EXERCISE INSTRUCTIONS ▸
Leave out the pictures and reproduce all of the data exactly.
★ ★ ★
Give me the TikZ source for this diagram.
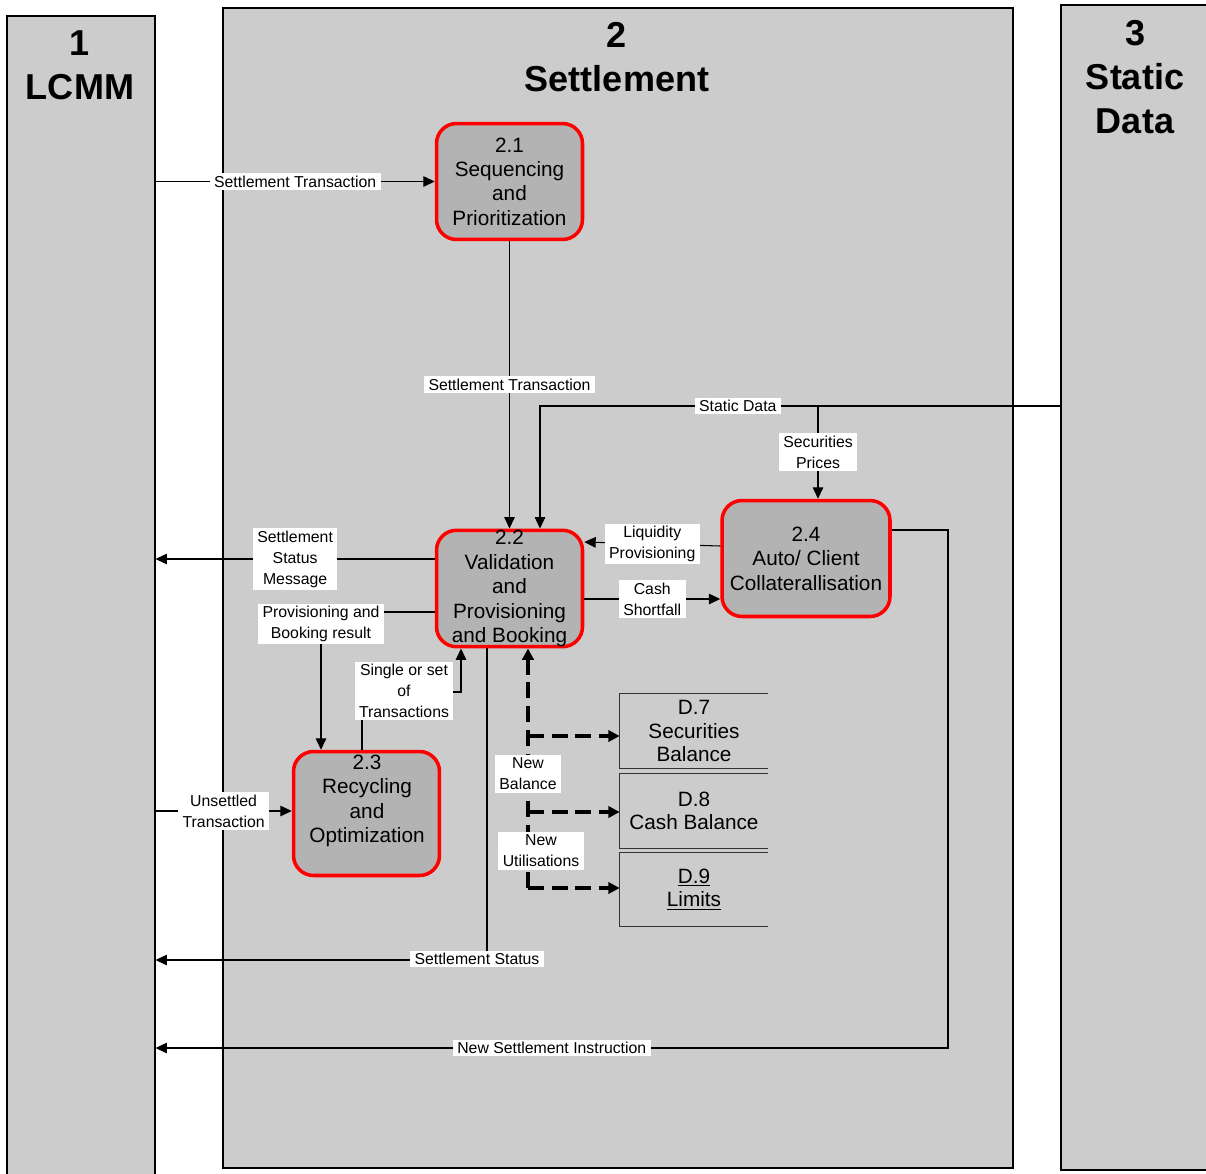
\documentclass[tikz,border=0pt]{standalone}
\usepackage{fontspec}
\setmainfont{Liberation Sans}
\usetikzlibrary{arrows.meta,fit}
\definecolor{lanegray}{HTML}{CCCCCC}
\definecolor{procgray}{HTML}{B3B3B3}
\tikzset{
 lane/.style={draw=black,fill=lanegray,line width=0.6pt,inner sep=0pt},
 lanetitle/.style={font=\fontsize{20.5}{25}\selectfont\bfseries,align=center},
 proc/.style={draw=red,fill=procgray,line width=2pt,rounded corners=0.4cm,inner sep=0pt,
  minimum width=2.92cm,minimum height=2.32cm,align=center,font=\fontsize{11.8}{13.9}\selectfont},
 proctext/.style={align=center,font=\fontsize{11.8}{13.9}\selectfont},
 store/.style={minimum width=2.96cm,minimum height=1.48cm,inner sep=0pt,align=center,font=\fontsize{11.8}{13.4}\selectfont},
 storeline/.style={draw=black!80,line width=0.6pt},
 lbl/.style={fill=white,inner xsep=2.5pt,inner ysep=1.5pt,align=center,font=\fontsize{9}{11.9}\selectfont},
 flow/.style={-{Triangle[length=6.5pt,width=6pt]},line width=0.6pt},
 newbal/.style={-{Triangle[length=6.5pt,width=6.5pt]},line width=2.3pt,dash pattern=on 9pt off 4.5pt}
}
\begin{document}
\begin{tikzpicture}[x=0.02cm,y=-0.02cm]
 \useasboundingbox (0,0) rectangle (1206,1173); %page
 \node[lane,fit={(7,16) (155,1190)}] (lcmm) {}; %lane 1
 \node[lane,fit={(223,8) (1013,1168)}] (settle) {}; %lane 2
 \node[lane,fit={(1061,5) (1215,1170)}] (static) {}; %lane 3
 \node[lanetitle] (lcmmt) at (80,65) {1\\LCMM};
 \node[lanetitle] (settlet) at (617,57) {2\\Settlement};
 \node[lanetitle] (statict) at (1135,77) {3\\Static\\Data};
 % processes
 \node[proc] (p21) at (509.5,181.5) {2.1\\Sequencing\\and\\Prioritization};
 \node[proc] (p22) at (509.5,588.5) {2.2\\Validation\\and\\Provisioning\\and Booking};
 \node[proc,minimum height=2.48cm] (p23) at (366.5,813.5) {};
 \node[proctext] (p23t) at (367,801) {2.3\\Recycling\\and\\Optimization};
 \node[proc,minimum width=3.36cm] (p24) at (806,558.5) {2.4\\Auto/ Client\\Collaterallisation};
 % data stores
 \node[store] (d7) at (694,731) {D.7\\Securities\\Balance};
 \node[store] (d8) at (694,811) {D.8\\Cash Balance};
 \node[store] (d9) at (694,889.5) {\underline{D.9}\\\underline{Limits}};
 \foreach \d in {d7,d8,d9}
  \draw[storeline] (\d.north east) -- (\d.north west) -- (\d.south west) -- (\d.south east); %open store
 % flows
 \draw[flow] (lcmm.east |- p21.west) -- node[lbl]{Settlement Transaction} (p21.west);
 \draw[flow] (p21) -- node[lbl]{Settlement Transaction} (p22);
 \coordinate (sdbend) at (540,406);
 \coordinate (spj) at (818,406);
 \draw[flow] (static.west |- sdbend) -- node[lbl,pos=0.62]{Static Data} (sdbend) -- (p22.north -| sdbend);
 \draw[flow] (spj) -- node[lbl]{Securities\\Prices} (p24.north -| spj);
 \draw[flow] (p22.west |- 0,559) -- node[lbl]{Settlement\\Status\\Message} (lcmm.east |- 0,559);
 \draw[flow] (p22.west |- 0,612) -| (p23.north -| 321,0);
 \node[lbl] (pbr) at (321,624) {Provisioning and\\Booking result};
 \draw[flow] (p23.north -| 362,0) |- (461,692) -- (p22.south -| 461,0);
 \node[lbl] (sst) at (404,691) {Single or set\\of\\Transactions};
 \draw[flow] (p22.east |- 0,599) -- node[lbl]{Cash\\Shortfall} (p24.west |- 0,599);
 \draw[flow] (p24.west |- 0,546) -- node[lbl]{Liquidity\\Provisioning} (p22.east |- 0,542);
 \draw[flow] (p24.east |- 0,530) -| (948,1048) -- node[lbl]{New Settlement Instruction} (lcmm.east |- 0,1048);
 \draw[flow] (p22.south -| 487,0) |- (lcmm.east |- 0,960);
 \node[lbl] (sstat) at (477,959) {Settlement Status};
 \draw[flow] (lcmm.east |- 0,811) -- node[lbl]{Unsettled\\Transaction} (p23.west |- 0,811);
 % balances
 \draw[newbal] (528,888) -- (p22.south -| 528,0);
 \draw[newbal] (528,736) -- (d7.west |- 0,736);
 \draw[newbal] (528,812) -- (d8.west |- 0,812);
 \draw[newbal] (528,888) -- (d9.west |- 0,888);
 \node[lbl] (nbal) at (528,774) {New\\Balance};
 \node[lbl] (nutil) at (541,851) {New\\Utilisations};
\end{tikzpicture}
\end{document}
★ ★ ★
RESPONSE TO THIS TASK ▸
Give me the TikZ source for this diagram.
\documentclass[tikz,border=0pt]{standalone}
\usepackage{fontspec}
\setmainfont{Liberation Sans}
\usetikzlibrary{arrows.meta,fit}
\definecolor{lanegray}{HTML}{CCCCCC}
\definecolor{procgray}{HTML}{B3B3B3}
\tikzset{
 lane/.style={draw=black,fill=lanegray,line width=0.6pt,inner sep=0pt},
 lanetitle/.style={font=\fontsize{20.5}{25}\selectfont\bfseries,align=center},
 proc/.style={draw=red,fill=procgray,line width=2pt,rounded corners=0.4cm,inner sep=0pt,
  minimum width=2.92cm,minimum height=2.32cm,align=center,font=\fontsize{11.8}{13.9}\selectfont},
 proctext/.style={align=center,font=\fontsize{11.8}{13.9}\selectfont},
 store/.style={minimum width=2.96cm,minimum height=1.48cm,inner sep=0pt,align=center,font=\fontsize{11.8}{13.4}\selectfont},
 storeline/.style={draw=black!80,line width=0.6pt},
 lbl/.style={fill=white,inner xsep=2.5pt,inner ysep=1.5pt,align=center,font=\fontsize{9}{11.9}\selectfont},
 flow/.style={-{Triangle[length=6.5pt,width=6pt]},line width=0.6pt},
 newbal/.style={-{Triangle[length=6.5pt,width=6.5pt]},line width=2.3pt,dash pattern=on 9pt off 4.5pt}
}
\begin{document}
\begin{tikzpicture}[x=0.02cm,y=-0.02cm]
 \useasboundingbox (0,0) rectangle (1206,1173); %page
 \node[lane,fit={(7,16) (155,1190)}] (lcmm) {}; %lane 1
 \node[lane,fit={(223,8) (1013,1168)}] (settle) {}; %lane 2
 \node[lane,fit={(1061,5) (1215,1170)}] (static) {}; %lane 3
 \node[lanetitle] (lcmmt) at (80,65) {1\\LCMM};
 \node[lanetitle] (settlet) at (617,57) {2\\Settlement};
 \node[lanetitle] (statict) at (1135,77) {3\\Static\\Data};
 % processes
 \node[proc] (p21) at (509.5,181.5) {2.1\\Sequencing\\and\\Prioritization};
 \node[proc] (p22) at (509.5,588.5) {2.2\\Validation\\and\\Provisioning\\and Booking};
 \node[proc,minimum height=2.48cm] (p23) at (366.5,813.5) {};
 \node[proctext] (p23t) at (367,801) {2.3\\Recycling\\and\\Optimization};
 \node[proc,minimum width=3.36cm] (p24) at (806,558.5) {2.4\\Auto/ Client\\Collaterallisation};
 % data stores
 \node[store] (d7) at (694,731) {D.7\\Securities\\Balance};
 \node[store] (d8) at (694,811) {D.8\\Cash Balance};
 \node[store] (d9) at (694,889.5) {\underline{D.9}\\\underline{Limits}};
 \foreach \d in {d7,d8,d9}
  \draw[storeline] (\d.north east) -- (\d.north west) -- (\d.south west) -- (\d.south east); %open store
 % flows
 \draw[flow] (lcmm.east |- p21.west) -- node[lbl]{Settlement Transaction} (p21.west);
 \draw[flow] (p21) -- node[lbl]{Settlement Transaction} (p22);
 \coordinate (sdbend) at (540,406);
 \coordinate (spj) at (818,406);
 \draw[flow] (static.west |- sdbend) -- node[lbl,pos=0.62]{Static Data} (sdbend) -- (p22.north -| sdbend);
 \draw[flow] (spj) -- node[lbl]{Securities\\Prices} (p24.north -| spj);
 \draw[flow] (p22.west |- 0,559) -- node[lbl]{Settlement\\Status\\Message} (lcmm.east |- 0,559);
 \draw[flow] (p22.west |- 0,612) -| (p23.north -| 321,0);
 \node[lbl] (pbr) at (321,624) {Provisioning and\\Booking result};
 \draw[flow] (p23.north -| 362,0) |- (461,692) -- (p22.south -| 461,0);
 \node[lbl] (sst) at (404,691) {Single or set\\of\\Transactions};
 \draw[flow] (p22.east |- 0,599) -- node[lbl]{Cash\\Shortfall} (p24.west |- 0,599);
 \draw[flow] (p24.west |- 0,546) -- node[lbl]{Liquidity\\Provisioning} (p22.east |- 0,542);
 \draw[flow] (p24.east |- 0,530) -| (948,1048) -- node[lbl]{New Settlement Instruction} (lcmm.east |- 0,1048);
 \draw[flow] (p22.south -| 487,0) |- (lcmm.east |- 0,960);
 \node[lbl] (sstat) at (477,959) {Settlement Status};
 \draw[flow] (lcmm.east |- 0,811) -- node[lbl]{Unsettled\\Transaction} (p23.west |- 0,811);
 % balances
 \draw[newbal] (528,888) -- (p22.south -| 528,0);
 \draw[newbal] (528,736) -- (d7.west |- 0,736);
 \draw[newbal] (528,812) -- (d8.west |- 0,812);
 \draw[newbal] (528,888) -- (d9.west |- 0,888);
 \node[lbl] (nbal) at (528,774) {New\\Balance};
 \node[lbl] (nutil) at (541,851) {New\\Utilisations};
\end{tikzpicture}
\end{document}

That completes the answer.